Cisco Systems Inc. (NASDAQ: CSCO) reported its fiscal third-quarter earnings on Wednesday after the markets closed. The networking and communications equipment giant had $0.54 in earnings per share (EPS) on $12.14 billion in revenue. That compared to Thomson Reuters consensus estimates of $0.53 in EPS on $12.07 billion in revenue. The same quarter from last year had $0.51 in EPS on $11.54 billion in revenue.
The company did not give guidance in the earnings release but there are consensus estimates of $0.56 in EPS on $12.59 billion in revenue for the fiscal fourth quarter.
During the third quarter of fiscal 2015, Cisco paid a cash dividend of $0.21 per share, or $1.1 billion. At the same time, Cisco repurchased about 35 million shares under its repurchase plan for an aggregate purchase price of $1.0 billion.
Cash and cash equivalents and investments were $54.4 billion at the end of its third fiscal quarter, compared with $53.0 billion at the end of the previous quarter.
This was the last time John Chambers is CEO for the earnings report. He said:
Cisco is in a very strong position and we delivered another solid quarter. Our vision and strategy are working and we are executing very well in a tough environment, as evidenced in our revenue growth, profitability, strong gross margins and cash generation.
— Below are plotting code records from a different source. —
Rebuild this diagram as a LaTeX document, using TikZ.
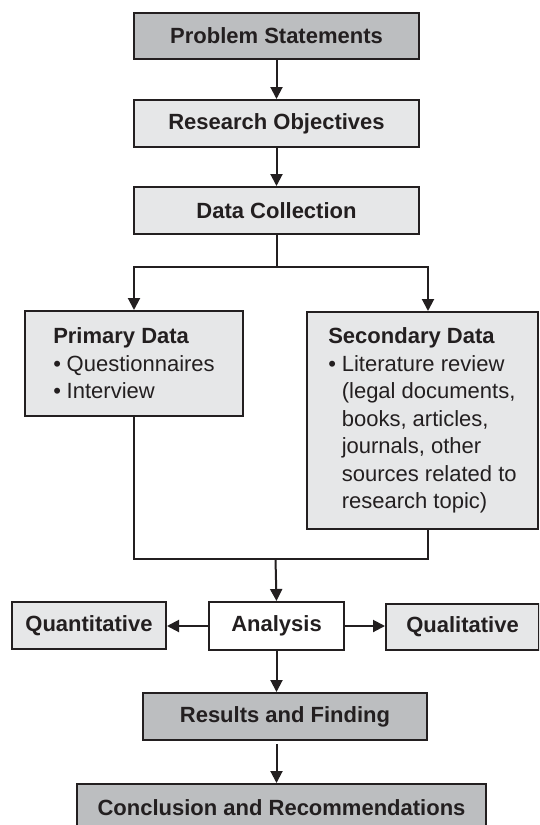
\documentclass[tikz,border=0pt]{standalone}
\usepackage{fontspec}
\setmainfont{Liberation Sans}
\usetikzlibrary{arrows.meta,calc}
\definecolor{darkfill}{HTML}{BCBEC0}
\definecolor{lightfill}{HTML}{E6E7E8}
\definecolor{ink}{HTML}{231F20}
\newcommand\mybul{\makebox[13.5pt][l]{\textbullet}}
\newcommand\myind{\hspace*{13.5pt}}
\begin{document}
\begin{tikzpicture}[x=1pt,y=-1pt,
  box/.style={draw=ink, line width=2pt, rectangle, inner sep=0pt, anchor=north west,
    font=\fontsize{22}{27.5}\selectfont\bfseries, text=ink},
  darkbox/.style={box, fill=darkfill},
  lightbox/.style={box, fill=lightfill},
  whitebox/.style={box, fill=white},
  conn/.style={draw=ink, line width=2pt},
  arr/.style={conn, -{Triangle[length=12pt,width=12pt]}},
]
\clip (0,0) rectangle (539,825);
\fill[white] (0,0) rectangle (539,825);

\node[darkbox, minimum width=285pt, minimum height=46pt] (ps) at (133,12) {Problem Statements};
\node[lightbox, minimum width=285pt, minimum height=47pt] (ro) at (133,99) {Research Objectives};
\node[lightbox, minimum width=285pt, minimum height=47pt] (dc) at (133,186) {Data Collection};

\node[lightbox, minimum width=218pt, minimum height=105pt, align=left] (prim) at (24,310)
  {Primary Data\\ \mdseries\mybul Questionnaires\\ \mdseries\mybul Interview};
\node[lightbox, minimum width=231pt, minimum height=217pt, align=left] (sec) at (306,311)
  {Secondary Data\\ \mdseries\mybul Literature review\\ \mdseries\myind(legal documents,\\
   \mdseries\myind books, articles,\\ \mdseries\myind journals, other\\
   \mdseries\myind sources related to\\ \mdseries\myind research topic)};

\node[whitebox, minimum width=135pt, minimum height=48pt] (ana) at (208,601) {Analysis};
\node[lightbox, minimum width=154pt, minimum height=47pt] (quan) at (11,601) {Quantitative};
\node[lightbox, minimum width=153pt, minimum height=46pt] (qual) at (385,603) {Qualitative};

\node[darkbox, minimum width=284pt, minimum height=47pt] (res) at (142,692) {Results and Finding};
\node[darkbox, minimum width=409pt, minimum height=47pt] (con) at (76,783) {Conclusion and Recommendations};

\coordinate (split) at ($(dc.south)+(0,32)$);
\coordinate (secin) at ($(sec.north west)+(122,0)$);
\coordinate (secout) at ($(sec.south west)+(122,0)$);
\coordinate (merge) at (275.5,559);

\draw[arr] (ps) -- (ro);
\draw[arr] (ro) -- (dc);
\draw[conn] (dc.south) -- (split);
\draw[arr] (split) -| (prim.north);
\draw[arr] (split) -| (secin);
\draw[conn] (prim.south) |- (merge) -| (secout);
\draw[arr] (merge) -- (ana.north);
\draw[arr] (ana.west) -- (ana.west -| quan.east);
\draw[arr] (ana.east) -- (ana.east -| qual.west);
\draw[arr] (ana.south) -- (ana.south |- res.north);
\draw[arr] ($(ana.south |- res.south)+(0,3)$) -- (ana.south |- con.north);
\end{tikzpicture}
\end{document}
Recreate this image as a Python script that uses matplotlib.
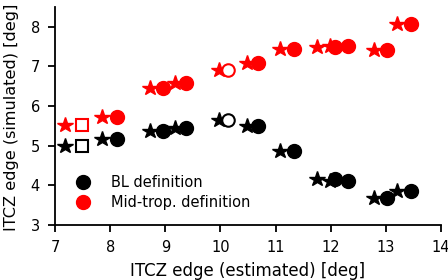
import matplotlib
matplotlib.use("Agg")
import matplotlib.pyplot as plt
from matplotlib.lines import Line2D

# Data
x_star = [7.18, 7.86, 8.73, 9.17, 9.97, 10.49, 11.08, 11.76, 11.98, 12.79, 13.20]
x_circ = [7.49, 8.12, 8.96, 9.37, 10.13, 10.68, 11.33, 12.08, 12.32, 13.02, 13.45]
y_bl = [5.00, 5.18, 5.37, 5.45, 5.66, 5.50, 4.88, 4.16, 4.10, 3.68, 3.87]
y_mid = [5.52, 5.73, 6.45, 6.59, 6.91, 7.10, 7.44, 7.49, 7.52, 7.41, 8.07]
# index 0 -> open square marker, index 4 -> open circle marker
open_square_idx = 0
open_circle_idx = 4

fig = plt.figure(figsize=(4.48, 2.8), dpi=100)
ax = fig.add_axes([0.123, 0.196, 0.861, 0.779])

for ys, col in [(y_bl, 'black'), (y_mid, 'red')]:
    ax.plot(x_star, ys, linestyle='none', marker='*', color=col, markersize=11.5, zorder=3)
    for i, (xc, yc) in enumerate(zip(x_circ, ys)):
        if i == open_square_idx:
            ax.plot(xc, yc, linestyle='none', marker='s', markersize=9, markerfacecolor='white',
                    markeredgecolor=col, markeredgewidth=1.5, zorder=4)
        elif i == open_circle_idx:
            ax.plot(xc, yc, linestyle='none', marker='o', markersize=9, markerfacecolor='white',
                    markeredgecolor=col, markeredgewidth=1.5, zorder=4)
        else:
            ax.plot(xc, yc, linestyle='none', marker='o', markersize=10, color=col, zorder=4)

ax.set_xlim(7, 14)
ax.set_ylim(3, 8.5)
ax.set_xticks([7, 8, 9, 10, 11, 12, 13, 14])
ax.set_yticks([3, 4, 5, 6, 7, 8])
ax.spines['top'].set_visible(False)
ax.spines['right'].set_visible(False)
for s in ['left', 'bottom']:
    ax.spines[s].set_linewidth(1.3)
ax.tick_params(direction='out', length=5, width=1.3, labelsize=10.5)
ax.tick_params(axis='x', pad=6)
ax.tick_params(axis='y', pad=6)
ax.set_xlabel('ITCZ edge (estimated) [deg]', fontsize=12)
ax.set_ylabel('ITCZ edge (simulated) [deg]', fontsize=11.6)
ax.xaxis.set_label_coords(0.5, -0.168)
ax.yaxis.set_label_coords(-0.094, 0.495)

handles = [Line2D([], [], linestyle='none', marker='o', color='black', markersize=10),
           Line2D([], [], linestyle='none', marker='o', color='red', markersize=10)]
ax.legend(handles, ['BL definition', 'Mid-trop. definition'], loc='upper left',
          bbox_to_anchor=(0.0, 0.29), frameon=False, fontsize=10.5, handletextpad=0.9,
          labelspacing=0.35)

fig.savefig('out.png', dpi=100)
Our customers feel the pace of change and disruption in every industry and market, and know their success depends on digitizing their business. Whether they are the disruptor or the incumbent, they are coming to Cisco as their strategic partner. We believe we are pulling away from our competition using the same formula we’ve always used: integrating our industry-leading products in every category into architectures and solutions that deliver real outcomes. We’ve created this opportunity and it is ours to execute.
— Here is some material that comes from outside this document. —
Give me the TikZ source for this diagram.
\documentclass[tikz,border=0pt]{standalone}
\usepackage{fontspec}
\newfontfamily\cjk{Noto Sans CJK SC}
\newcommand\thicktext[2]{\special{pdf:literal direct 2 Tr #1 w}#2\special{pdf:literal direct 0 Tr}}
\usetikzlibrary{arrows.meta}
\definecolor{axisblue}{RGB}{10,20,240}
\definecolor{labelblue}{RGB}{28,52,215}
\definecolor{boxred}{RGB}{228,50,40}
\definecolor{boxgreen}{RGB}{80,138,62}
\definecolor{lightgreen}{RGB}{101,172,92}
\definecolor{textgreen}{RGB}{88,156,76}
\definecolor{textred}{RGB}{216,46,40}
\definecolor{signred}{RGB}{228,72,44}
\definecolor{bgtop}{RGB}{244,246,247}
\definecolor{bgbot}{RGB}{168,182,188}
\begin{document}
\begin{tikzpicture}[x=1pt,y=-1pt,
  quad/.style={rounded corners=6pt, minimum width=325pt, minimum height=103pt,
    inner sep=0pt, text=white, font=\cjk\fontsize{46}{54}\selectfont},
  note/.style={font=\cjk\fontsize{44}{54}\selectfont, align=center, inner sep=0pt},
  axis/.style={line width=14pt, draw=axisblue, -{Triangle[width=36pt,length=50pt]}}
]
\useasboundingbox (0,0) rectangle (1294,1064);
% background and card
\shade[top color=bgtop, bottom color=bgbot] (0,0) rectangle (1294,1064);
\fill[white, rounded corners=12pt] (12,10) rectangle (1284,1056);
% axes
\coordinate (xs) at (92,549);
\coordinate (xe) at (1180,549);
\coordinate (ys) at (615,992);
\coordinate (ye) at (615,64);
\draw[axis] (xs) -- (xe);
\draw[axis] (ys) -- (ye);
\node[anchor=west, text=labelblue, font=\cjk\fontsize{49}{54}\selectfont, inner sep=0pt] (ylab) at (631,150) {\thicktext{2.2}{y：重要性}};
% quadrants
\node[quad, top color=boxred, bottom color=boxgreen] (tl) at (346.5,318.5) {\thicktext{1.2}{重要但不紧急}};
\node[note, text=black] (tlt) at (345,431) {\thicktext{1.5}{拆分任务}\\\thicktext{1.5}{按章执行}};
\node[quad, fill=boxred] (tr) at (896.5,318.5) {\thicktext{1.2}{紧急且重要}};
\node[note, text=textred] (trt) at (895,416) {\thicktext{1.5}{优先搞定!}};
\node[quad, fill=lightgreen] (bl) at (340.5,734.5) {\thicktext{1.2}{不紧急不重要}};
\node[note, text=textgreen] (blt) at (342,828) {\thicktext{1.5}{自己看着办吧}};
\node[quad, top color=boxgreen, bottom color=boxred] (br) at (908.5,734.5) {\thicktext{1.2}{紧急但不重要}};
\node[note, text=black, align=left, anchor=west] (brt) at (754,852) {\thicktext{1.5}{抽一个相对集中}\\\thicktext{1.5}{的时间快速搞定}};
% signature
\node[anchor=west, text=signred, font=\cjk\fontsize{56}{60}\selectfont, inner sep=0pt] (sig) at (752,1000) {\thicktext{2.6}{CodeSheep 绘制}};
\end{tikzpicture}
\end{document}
Chambers capped off the report saying:
I am extremely honored and proud to have led Cisco for the last 20 years and to get us to this positive inflection point. We have a tremendous opportunity to extend our lead in the industry, and with Chuck Robbins as the CEO for Cisco’s next chapter, we have exactly the right leader to capture that opportunity. I could not be more confident in our future.
The good news is that this means Chambers is leaving Cisco on a high note. The bad news is that investors are not bidding shares up further. At least Chambers did not leave when the wheels were falling off, and Chuck Robbins is stepping in when there still appears to be growth ahead.
Cisco shares closed Wednesday up 0.4% at $29.35. Following the release of the financial results, shares were initially slightly down 0.3% at $29.27. The stock has a consensus analyst price target of $30.48 and a 52-week trading range of $22.49 to $30.31.